The economic fallout from the COVID-19 pandemic could push half a billion more people – or 8 per cent of the global population – into poverty unless urgent action is taken to support developing countries, Oxfam warned today.
The aid agency’s new report, ‘Dignity Not Destitution’, also reveals that in East Asia and the Pacific, 240 million more people could be forced below the poverty line.
The analysis, published today by the United Nations University World Institute for Development Economics Research, was conducted by researchers at King’s College London and the Australian National University. It also found:
- Over half the global population could be living in poverty in the aftermath of the pandemic.
- This could set back the fight against poverty by a decade, and as much as 30 years in some regions such as Africa and the Middle East.
- Women are likely to be hardest hit financially, due to unpaid care work, and the fact they are more likely to be employed in poorly paid, precarious jobs that are most at risk. More than one million Bangladeshi garment workers – 80 per cent of whom are women – have already been laid off or sent home without pay after orders from western clothing brands were cancelled or suspended.
Oxfam Chief Executive Lyn Morgain said the crisis was showing how deep and growing inequalities undermine our ability to face existential threats.
“This virus affects us all, even princes and prime ministers. But the equality ends there. By exploiting the extreme inequalities between rich and poor people, developed and developing nations and between women and men, unchecked this crisis will cause immense suffering,” Ms Morgain said.
“Yet it is also showing that we are able to mobilise collectively on a huge scale. It is revealing what truly matters is human lives. It is revealing the incredible power of solidarity and collective action, led by governments.”
Ms Morgain said while the Australian Government had already taken welcome measures to provide financial security to millions domestically, Oxfam was calling for support to be extended beyond our borders, where the needs would be much greater.
“We warmly acknowledge the huge steps taken by the Government as part of its economic stimulus packages – this includes doubling the unemployment benefit, a six-month wage subsidy for workers and sole traders and free childcare,” Ms Morgain said.
“But many governments across the globe simply don’t have the financial firepower to do the same for their own people. That’s why Australia needs to do its fair share to protect the most vulnerable across the globe.
“Now is the time to boost our aid budget, and to fully fund the UN’s Global Humanitarian Response Plan. Australia’s contribution to this global crisis should amount to $84 million. This money will not only save lives, but will help prevent millions more people falling into poverty.
“We also urge the Australian Government to use its influence at the IMF, World Bank and G20 meetings next week to call for measures such as the immediate cancellation of US$1 trillion worth of developing country debt payments in 2020.”
For example, in our region, Tonga and Samoa have ‘high risk’ debt burdens that severely compromise their ability to spend on health and other essential services. Cancelling debt in Tonga would free up an additional US$54 a month for six months that could be paid as cash grants for each child, elderly and disabled person in the country.

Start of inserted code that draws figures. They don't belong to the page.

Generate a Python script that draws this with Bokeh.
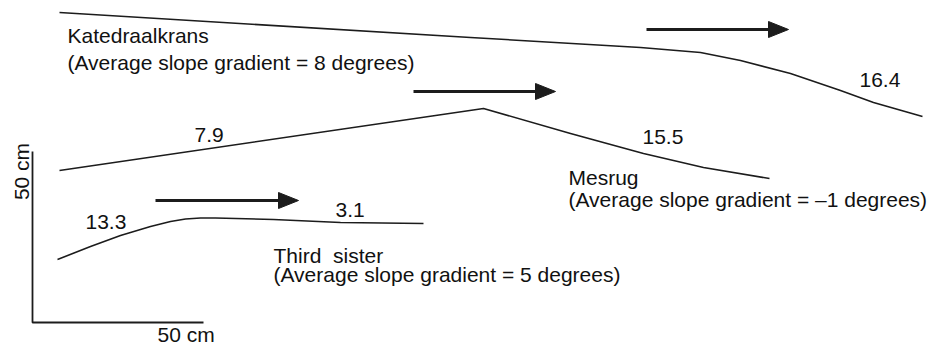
import math
from bokeh.plotting import figure
from bokeh.models import Range1d, ColumnDataSource
from bokeh.core.properties import value
from bokeh.embed import file_html
from bokeh.resources import INLINE

# Slope profiles (diagram coordinates: x to the right, y downwards)
kat_x = [59, 470, 640, 700, 740, 790, 840, 873, 922]
kat_y = [12, 37, 47, 52, 60, 73, 90, 102, 116]
mes_x = [59, 483, 570, 643, 703, 769]
mes_y = [170, 108, 133, 153, 167, 178]
thi_x = [57, 90, 120, 150, 170, 185, 200, 215, 273, 340, 423]
thi_y = [259, 246, 235, 226, 221, 218.5, 217.5, 217.5, 219, 222, 223]

# Direction arrows
arrow_x0 = [646, 413, 155]
arrow_x1 = [788, 555, 298]
arrow_y = [29, 91, 200]

# 50 cm scale bars
scale_x = [32, 32, 203]
scale_y = [151, 322, 322]

# Labels (left x, baseline y)
label_text = ["Katedraalkrans", "(Average slope gradient = 8 degrees)",
              "7.9", "16.4", "15.5",
              "Mesrug", "(Average slope gradient = \u20131 degrees)",
              "13.3", "3.1",
              "Third\u00a0 sister", "(Average slope gradient = 5 degrees)",
              "50 cm"]
label_x = [67, 67, 194, 859, 642, 568, 568, 85, 335, 273, 273, 157]
label_y = [43, 70, 142, 87, 144, 185, 207, 229, 217, 263, 282, 342]

vlabel_text = ["50 cm"]
vlabel_x = [21]
vlabel_y = [171]

INK = "#1c1c1c"
FONT = value("Liberation Sans")
TEXT_SHIFT = 8  # renderer places alphabetic baseline this much lower

W, H = 927, 345
p = figure(width=W, height=H, output_backend="svg", toolbar_location=None,
           x_range=Range1d(0, W), y_range=Range1d(H, 0),
           x_axis_type=None, y_axis_type=None, min_border=0)
p.outline_line_color = None
p.grid.visible = False
p.background_fill_color = "white"

for xs, ys in [(kat_x, kat_y), (mes_x, mes_y), (thi_x, thi_y)]:
    p.line(xs, ys, line_color=INK, line_width=1.6, line_join="round")

# scale bars
p.line(scale_x, scale_y, line_color=INK, line_width=1.8)

# arrows
head_len, head_half = 20, 8
p.segment(x0=arrow_x0, y0=arrow_y, x1=[x - head_len + 2 for x in arrow_x1], y1=arrow_y,
          line_color=INK, line_width=3.2)
p.patches(xs=[[x - head_len, x, x - head_len] for x in arrow_x1],
          ys=[[y - head_half, y, y + head_half] for y in arrow_y],
          fill_color=INK, line_color=INK, line_width=1)

src = ColumnDataSource(dict(x=label_x, y=[y - TEXT_SHIFT for y in label_y], t=label_text))
p.text(x="x", y="y", text="t", source=src, text_font=FONT, text_font_size="21px",
       text_color="#111111", text_align="left", text_baseline="alphabetic")

vsrc = ColumnDataSource(dict(x=vlabel_x, y=vlabel_y, t=vlabel_text))
p.text(x="x", y="y", text="t", source=vsrc, text_font=FONT, text_font_size="21px",
       text_color="#111111", text_align="center", text_baseline="middle",
       angle=math.pi / 2)

open("out.html", "w").write(file_html(p, INLINE))
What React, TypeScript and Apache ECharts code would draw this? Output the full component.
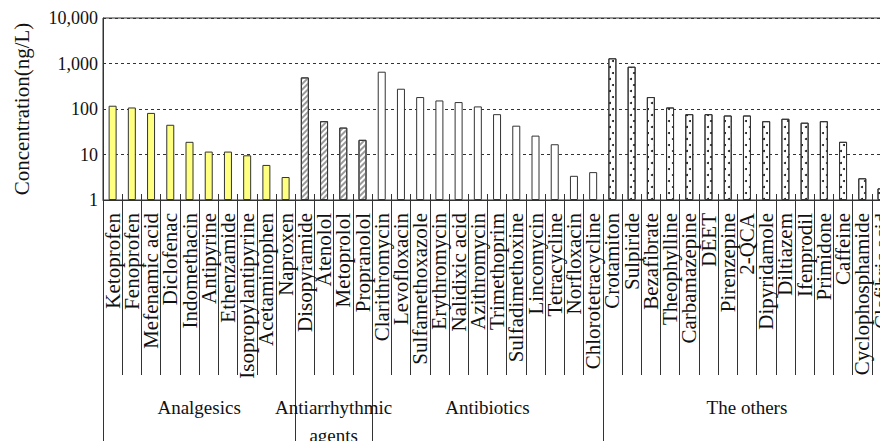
import React, { useEffect, useRef } from "react";
import * as echarts from "echarts";

const analgesics = ["Ketoprofen", "Fenoprofen", "Mefenamic acid", "Diclofenac", "Indomethacin", "Antipyrine", "Ethenzamide", "Isopropylantipyrine", "Acetaminophen", "Naproxen"];
const analgesicValues = [118, 108, 82, 45, 19, 11.6, 11.6, 9.6, 5.9, 3.2];

const antiarrhythmic = ["Disopyramide", "Atenolol", "Metoprolol", "Propranolol"];
const antiarrhythmicValues = [494, 54, 39, 21];

const antibiotics = ["Clarithromycin", "Levofloxacin", "Sulfamethoxazole", "Erythromycin", "Nalidixic acid", "Azithromycin", "Trimethoprim", "Sulfadimethoxine", "Lincomycin", "Tetracycline", "Norfloxacin", "Chlorotetracycline"];
const antibioticValues = [660, 279, 183, 154, 142, 114, 77, 43, 26, 16.8, 3.4, 4.1];

const others = ["Crotamiton", "Sulpiride", "Bezafibrate", "Theophylline", "Carbamazepine", "DEET", "Pirenzepine", "2-QCA", "Dipyridamole", "Diltiazem", "Ifenprodil", "Primidone", "Caffeine", "Cyclophosphamide", "Clofibric acid"];
const otherValues = [1300, 850, 183, 108, 77, 77, 72, 72, 54, 61, 50, 54, 19, 3.0, 1.8];

const groupLabels = ["Analgesics", "Antiarrhythmic\nagents", "Antibiotics", "The others"];
const yTicks = [1, 10, 100, 1000, 10000];

const FONT = "'Liberation Serif', 'Times New Roman', serif";
const INK = "#111";
const LINE = "#333";

const groupStyles: any[] = [
  { color: "#ffff80", borderColor: LINE, borderWidth: 1 },
  {
    color: "#ffffff",
    borderColor: LINE,
    borderWidth: 1,
    decal: {
      symbol: "rect",
      symbolSize: 1,
      color: "#9a9a9a",
      backgroundColor: "#ffffff",
      dashArrayX: [1, 0],
      dashArrayY: [1.3, 1.7],
      rotation: -Math.PI / 4,
    },
  },
  { color: "#ffffff", borderColor: LINE, borderWidth: 1 },
  {
    color: "#ffffff",
    borderColor: LINE,
    borderWidth: 1,
    decal: {
      symbol: "circle",
      symbolSize: 1,
      color: "#111111",
      backgroundColor: "#ffffff",
      dashArrayX: [[1.6, 4.4], [0, 3, 1.6, 1.4]],
      dashArrayY: [1.6, 3.2],
      rotation: 0,
    },
  },
];

export default function App() {
  const ref = useRef<HTMLDivElement>(null);

  useEffect(() => {
    if (!ref.current) return;
    const chart = echarts.init(ref.current, null, { renderer: "svg" });

    const groups = [
      { cats: analgesics, vals: analgesicValues },
      { cats: antiarrhythmic, vals: antiarrhythmicValues },
      { cats: antibiotics, vals: antibioticValues },
      { cats: others, vals: otherValues },
    ];
    const categories: string[] = [];
    const data: any[] = [];
    const boundaries: number[] = [];
    groups.forEach((g, gi) => {
      boundaries.push(categories.length);
      g.cats.forEach((c, i) => {
        categories.push(c);
        data.push({ value: g.vals[i], itemStyle: groupStyles[gi] });
      });
    });

    const hiddenAxisBase = {
      type: "category",
      data: categories,
      position: "bottom",
      axisLine: { show: false },
      axisLabel: { show: false },
      splitLine: { show: false },
    };

    chart.setOption({
      animation: false,
      backgroundColor: "#ffffff",
      grid: {
        left: 103,
        top: 18,
        right: 0.5,
        bottom: 241,
        show: true,
        borderColor: LINE,
        borderWidth: 1,
      },
      xAxis: [
        {
          type: "category",
          data: categories,
          position: "bottom",
          axisLine: { show: true, lineStyle: { color: LINE, width: 1 } },
          axisTick: { show: true, interval: 0, length: 175, lineStyle: { color: LINE, width: 1 } },
          axisLabel: {
            interval: 0,
            rotate: 90,
            margin: 13,
            fontSize: 21,
            fontFamily: FONT,
            color: INK,
          },
          splitLine: { show: false },
        },
        {
          ...hiddenAxisBase,
          axisTick: {
            show: true,
            interval: (i: number) => boundaries.indexOf(i) >= 0,
            length: 241,
            lineStyle: { color: LINE, width: 1 },
          },
        },
        {
          ...hiddenAxisBase,
          axisTick: { show: true, inside: true, interval: 0, length: 6, lineStyle: { color: LINE, width: 1 } },
        },
      ],
      yAxis: {
        type: "log",
        logBase: 10,
        min: yTicks[0],
        max: yTicks[yTicks.length - 1],
        name: "Concentration(ng/L)",
        nameLocation: "middle",
        nameGap: 71,
        nameRotate: 90,
        nameTextStyle: { fontSize: 21, fontFamily: FONT, color: INK },
        axisLine: { show: true, lineStyle: { color: LINE, width: 1 } },
        axisTick: { show: false },
        axisLabel: {
          margin: 5,
          fontSize: 18,
          fontFamily: FONT,
          color: INK,
          formatter: (v: number) => Number(v).toLocaleString("en-US"),
        },
        splitLine: { show: true, lineStyle: { color: LINE, type: [3, 3], width: 1 } },
      },
      series: [
        {
          type: "bar",
          xAxisIndex: 0,
          barWidth: 8,
          data,
        },
      ],
    });

    const px = (name: string) => chart.convertToPixel({ xAxisIndex: 0 }, name) as unknown as number;
    const graphic = groups.map((g, gi) => ({
      type: "text",
      x: (px(g.cats[0]) + px(g.cats[g.cats.length - 1])) / 2,
      y: 393,
      z: 10,
      style: {
        text: groupLabels[gi],
        fontSize: 19,
        fontFamily: FONT,
        fill: INK,
        align: "center",
        verticalAlign: "top",
        lineHeight: 28,
      },
    }));
    chart.setOption({ graphic });

    return () => chart.dispose();
  }, []);

  return (
    <div style={{ position: "fixed", left: 0, top: 0, width: 880, height: 441, overflow: "hidden", background: "#fff" }}>
      <div ref={ref} style={{ width: 892, height: 441 }} />
    </div>
  );
}
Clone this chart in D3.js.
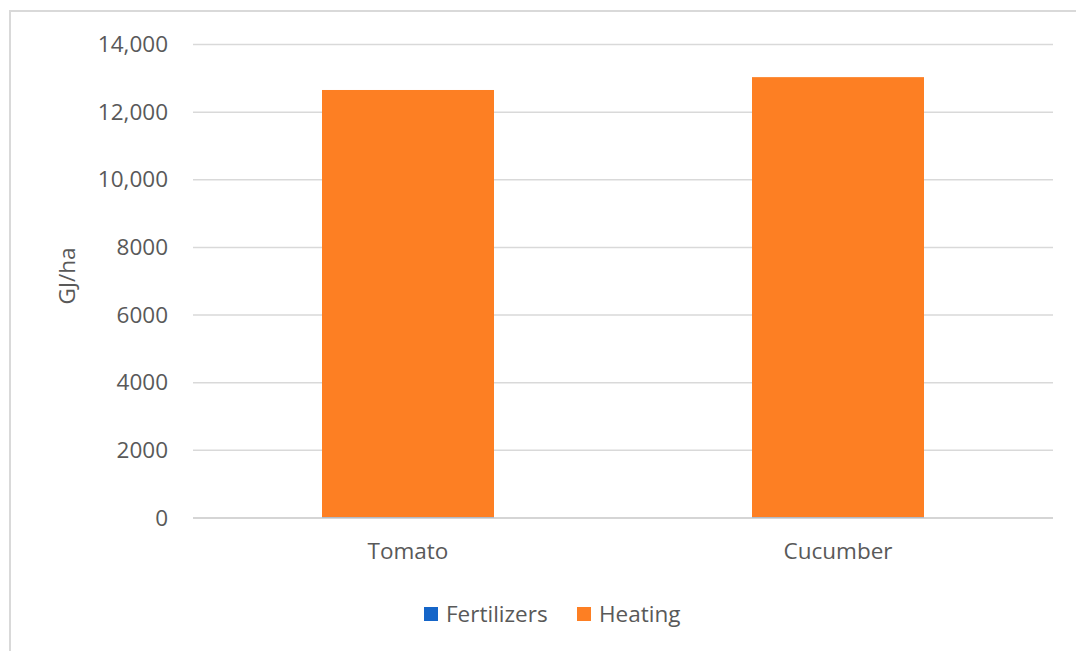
<!DOCTYPE html>
<html>
<head>
<meta charset="utf-8">
<script src="https://cdn.jsdelivr.net/npm/d3@7"></script>
<style>
  html, body { margin: 0; padding: 0; background: #fff; }
  svg { display: block; }
</style>
</head>
<body>
<svg id="chart" width="1076" height="651"></svg>
<script>
// Energy input per hectare for greenhouse crops
const categories = ["Tomato", "Cucumber"];
const seriesNames = ["Fertilizers", "Heating"];
const fertilizers = [25, 25];
const heating = [12630, 13010];
const yTicks = [0, 2000, 4000, 6000, 8000, 10000, 12000, 14000];
const yTickLabels = ["0", "2000", "4000", "6000", "8000", "10,000", "12,000", "14,000"];
const colors = ["#1565c8", "#fd7f23"];

const svg = d3.select("#chart");
const font = "'Open Sans', 'Segoe UI', sans-serif";
const fontSize = 22.5;
const textColor = "#595959";

// outer frame of the chart area
svg.append("rect")
  .attr("x", 10).attr("y", 11)
  .attr("width", 1200).attr("height", 800)
  .attr("fill", "none")
  .attr("stroke", "#d9d9d9")
  .attr("stroke-width", 2);

const plot = { left: 193, right: 1053, top: 44.5, bottom: 518 };

const x = d3.scaleBand()
  .domain(categories)
  .range([plot.left, plot.right])
  .paddingInner(0.6)
  .paddingOuter(0.3);

const y = d3.scaleLinear()
  .domain([0, 14000])
  .range([plot.bottom, plot.top]);

// gridlines
svg.append("g")
  .selectAll("line")
  .data(yTicks)
  .join("line")
  .attr("x1", plot.left).attr("x2", plot.right)
  .attr("y1", d => y(d)).attr("y2", d => y(d))
  .attr("stroke", "#d9d9d9")
  .attr("stroke-width", 1.5);

// y axis labels
const yAxis = d3.axisLeft(y)
  .tickValues(yTicks)
  .tickFormat((d, i) => yTickLabels[i])
  .tickSize(0)
  .tickPadding(25);
const yg = svg.append("g")
  .attr("transform", `translate(${plot.left},0)`)
  .call(yAxis);
yg.select(".domain").remove();
yg.selectAll("text")
  .attr("font-family", font)
  .attr("font-size", fontSize)
  .attr("fill", textColor);

// stacked bars
const rows = categories.map((c, i) => ({ cat: c, Fertilizers: fertilizers[i], Heating: heating[i] }));
const stacked = d3.stack().keys(seriesNames)(rows);

svg.append("g")
  .selectAll("g")
  .data(stacked)
  .join("g")
  .attr("fill", (d, i) => colors[i])
  .selectAll("rect")
  .data(d => d)
  .join("rect")
  .attr("x", d => x(d.data.cat))
  .attr("width", x.bandwidth())
  .attr("y", d => y(d[1]))
  .attr("height", d => y(d[0]) - y(d[1]));

// baseline
svg.append("line")
  .attr("x1", plot.left).attr("x2", plot.right)
  .attr("y1", y(0)).attr("y2", y(0))
  .attr("stroke", "#d0d0d0")
  .attr("stroke-width", 1.5);

// x axis labels
const xAxis = d3.axisBottom(x).tickSize(0).tickPadding(25);
const xg = svg.append("g")
  .attr("transform", `translate(0,${plot.bottom})`)
  .call(xAxis);
xg.select(".domain").remove();
xg.selectAll("text")
  .attr("font-family", font)
  .attr("font-size", fontSize)
  .attr("fill", textColor);

// y axis title
svg.append("text")
  .attr("transform", `translate(75,276) rotate(-90)`)
  .attr("text-anchor", "middle")
  .attr("font-family", font)
  .attr("font-size", fontSize)
  .attr("fill", textColor)
  .text("GJ/ha");

// legend
const legendItems = [
  { name: seriesNames[0], color: colors[0], x: 424 },
  { name: seriesNames[1], color: colors[1], x: 577 }
];
const lg = svg.append("g");
legendItems.forEach(item => {
  lg.append("rect")
    .attr("x", item.x).attr("y", 607)
    .attr("width", 14).attr("height", 14)
    .attr("fill", item.color);
  lg.append("text")
    .attr("x", item.x + 22).attr("y", 622)
    .attr("font-family", font)
    .attr("font-size", fontSize)
    .attr("fill", textColor)
    .text(item.name);
});
</script>
</body>
</html>
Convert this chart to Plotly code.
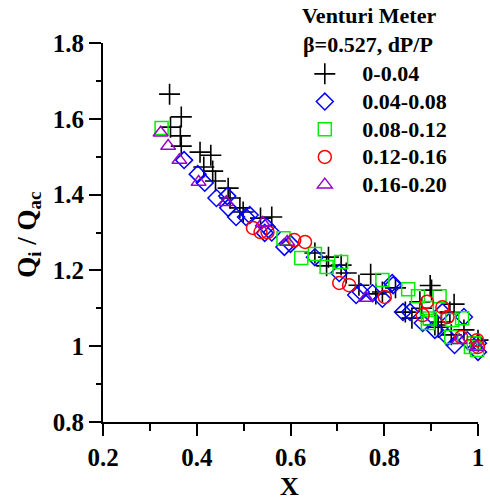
import plotly.graph_objects as go

# ---------------- data ----------------
names = ["0-0.04", "0.04-0.08", "0.08-0.12", "0.12-0.16", "0.16-0.20"]

x_plus = [0.342, 0.367, 0.344, 0.365, 0.367, 0.407, 0.430, 0.415, 0.434, 0.440,
          0.467, 0.471, 0.492, 0.499, 0.536, 0.560, 0.652, 0.681, 0.677, 0.708,
          0.719, 0.771, 0.746, 0.782, 0.796, 0.824, 0.901, 0.876, 0.949, 0.859,
          0.908, 0.943, 0.845, 0.922, 0.970, 1.000, 0.898, 0.940, 0.880, 0.915]
y_plus = [1.665, 1.605, 1.578, 1.555, 1.528, 1.512, 1.504, 1.473, 1.462, 1.436,
          1.417, 1.391, 1.365, 1.354, 1.338, 1.341, 1.246, 1.235, 1.212, 1.214,
          1.193, 1.190, 1.161, 1.138, 1.143, 1.154, 1.148, 1.117, 1.111, 1.074,
          1.056, 1.030, 1.090, 1.064, 1.043, 1.016, 1.160, 1.090, 1.100, 1.050]

x_dia = [0.373, 0.402, 0.417, 0.442, 0.465, 0.467, 0.484, 0.505, 0.513, 0.549,
         0.545, 0.587, 0.652, 0.704, 0.740, 0.750, 0.775, 0.796, 0.819, 0.840,
         0.817, 0.855, 0.882, 0.924, 0.935, 0.970, 0.977, 1.000, 1.000, 0.950,
         0.908, 0.600, 0.560]
y_dia = [1.491, 1.454, 1.431, 1.391, 1.396, 1.365, 1.341, 1.341, 1.346, 1.315,
         1.299, 1.262, 1.235, 1.193, 1.135, 1.143, 1.140, 1.125, 1.161, 1.090,
         1.167, 1.090, 1.061, 1.090, 1.024, 1.077, 1.016, 1.008, 0.985, 1.003,
         1.043, 1.270, 1.300]

x_sq = [0.325, 0.585, 0.623, 0.652, 0.677, 0.708, 0.796, 0.851, 0.872, 0.918,
        0.891, 0.897, 0.945, 0.966, 0.943, 0.991, 0.998, 0.893, 0.985]
y_sq = [1.576, 1.285, 1.233, 1.243, 1.209, 1.222, 1.175, 1.150, 1.132, 1.132,
        1.101, 1.073, 1.069, 1.074, 1.024, 1.008, 0.990, 1.061, 0.998]

x_cir = [0.520, 0.536, 0.551, 0.608, 0.631, 0.704, 0.725, 0.801, 0.891, 0.882,
         0.924, 0.935, 0.964, 0.998, 1.000]
y_cir = [1.312, 1.301, 1.301, 1.280, 1.275, 1.167, 1.161, 1.130, 1.117, 1.082,
         1.103, 1.077, 1.024, 1.016, 0.998]

x_tri = [0.323, 0.339, 0.363, 0.404, 0.463, 0.541, 0.593, 0.761, 0.960, 0.998]
y_tri = [1.563, 1.528, 1.491, 1.433, 1.380, 1.325, 1.275, 1.127, 1.016, 0.998]

x_ticks = [0.2, 0.4, 0.6, 0.8, 1.0]
x_tick_labels = ["0.2", "0.4", "0.6", "0.8", "1"]
y_ticks = [0.8, 1.0, 1.2, 1.4, 1.6, 1.8]
y_tick_labels = ["0.8", "1", "1.2", "1.4", "1.6", "1.8"]

# ---------------- styles ----------------
FONT = "Liberation Serif, Times New Roman, serif"
series = [
    (x_plus, y_plus, "cross-thin-open", "black", 15, 1.6),
    (x_dia, y_dia, "diamond-open", "#0000ff", 13, 1.5),
    (x_sq, y_sq, "square-open", "#00ee00", 13, 1.5),
    (x_cir, y_cir, "circle-open", "#ff0000", 13, 1.5),
    (x_tri, y_tri, "triangle-up-open", "#9900cc", 13, 1.5),
]

fig = go.Figure()
for i, (xs, ys, sym, col, sz, lw) in enumerate(series):
    fig.add_trace(go.Scatter(
        x=xs, y=ys, mode="markers",
        name='<span style="font-size:22px"><b>' + names[i] + "</b></span>",
        legendgroup=f"g{i}",
        cliponaxis=False,
        marker=dict(symbol=sym, size=sz, color=col, line=dict(color=col, width=lw)),
    ))

W0, W1 = 102.5, 484.0
H0, H1 = 43.0, 422.0

axis_common = dict(
    showline=True, linecolor="black", linewidth=2, mirror=False,
    ticks="outside", ticklen=12, tickwidth=2, tickcolor="black",
    showgrid=False, zeroline=False, ticklabeloverflow="allow",
    tickfont=dict(family=FONT, size=25, color="black"),
)

fig.update_layout(
    width=490, height=499,
    margin=dict(l=W0, r=490 - W1, t=H0, b=499 - H1, pad=0),
    paper_bgcolor="white", plot_bgcolor="white",
    font=dict(family=FONT, color="black"),
    xaxis=dict(range=[0.2, 1.0], tickvals=x_ticks,
               ticktext=["<b>" + t + "</b>" for t in x_tick_labels],
               minor=dict(dtick=0.1, tick0=0.2, ticklen=7, tickwidth=2,
                          tickcolor="black", ticks="outside"),
               **axis_common),
    yaxis=dict(range=[0.8, 1.8], tickvals=y_ticks,
               ticktext=["<b>" + t + "</b>" for t in y_tick_labels],
               minor=dict(dtick=0.1, tick0=0.8, ticklen=5, tickwidth=2,
                          tickcolor="black", ticks="outside"),
               **axis_common),
    legend=dict(
        x=(290 - W0) / (W1 - W0), y=(H1 - 55) / (H1 - H0),
        xanchor="left", yanchor="top",
        font=dict(family=FONT, size=19, color="black"),
        bgcolor="rgba(0,0,0,0)", borderwidth=0,
        itemwidth=65, tracegroupgap=0,
    ),
    showlegend=True,
)

def px2paper(px, py):
    return (px - W0) / (W1 - W0), (H1 - py) / (H1 - H0)

ax, ay = px2paper(373, 16)
fig.add_annotation(x=ax, y=ay, xref="paper", yref="paper", showarrow=False,
                   text="<b>Venturi Meter</b>", xanchor="center", yanchor="middle",
                   font=dict(family=FONT, size=22, color="black"))
ax, ay = px2paper(372, 45)
fig.add_annotation(x=ax, y=ay, xref="paper", yref="paper", showarrow=False,
                   text="<b>β=0.527, dP/P</b>", xanchor="center", yanchor="middle",
                   font=dict(family=FONT, size=22, color="black"))
ax, ay = px2paper(292, 486)
fig.add_annotation(x=ax, y=ay, xref="paper", yref="paper", showarrow=False,
                   text="<b>X</b>", xanchor="center", yanchor="middle",
                   font=dict(family=FONT, size=26, color="black"))
ax, ay = px2paper(27, 235)
fig.add_annotation(x=ax, y=ay, xref="paper", yref="paper", showarrow=False,
                   text="<b>Q<sub>i</sub> / Q<sub>ac</sub></b>", textangle=-90,
                   xanchor="center", yanchor="middle",
                   font=dict(family=FONT, size=27, color="black"))

fig.write_html("out.html")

Ms Morgain said that once the crisis had passed, communities and governments must ensure that we build back a better system – one that provides for all.
“We can rebuild a better world. A fairer world. A more sustainable world. One that radically reduces the gap between rich and poor. This means universal healthcare and universal social protection,” she said.
“Together we can learn the lessons from this unprecedented crisis, to build a more human economy and a fairer world.”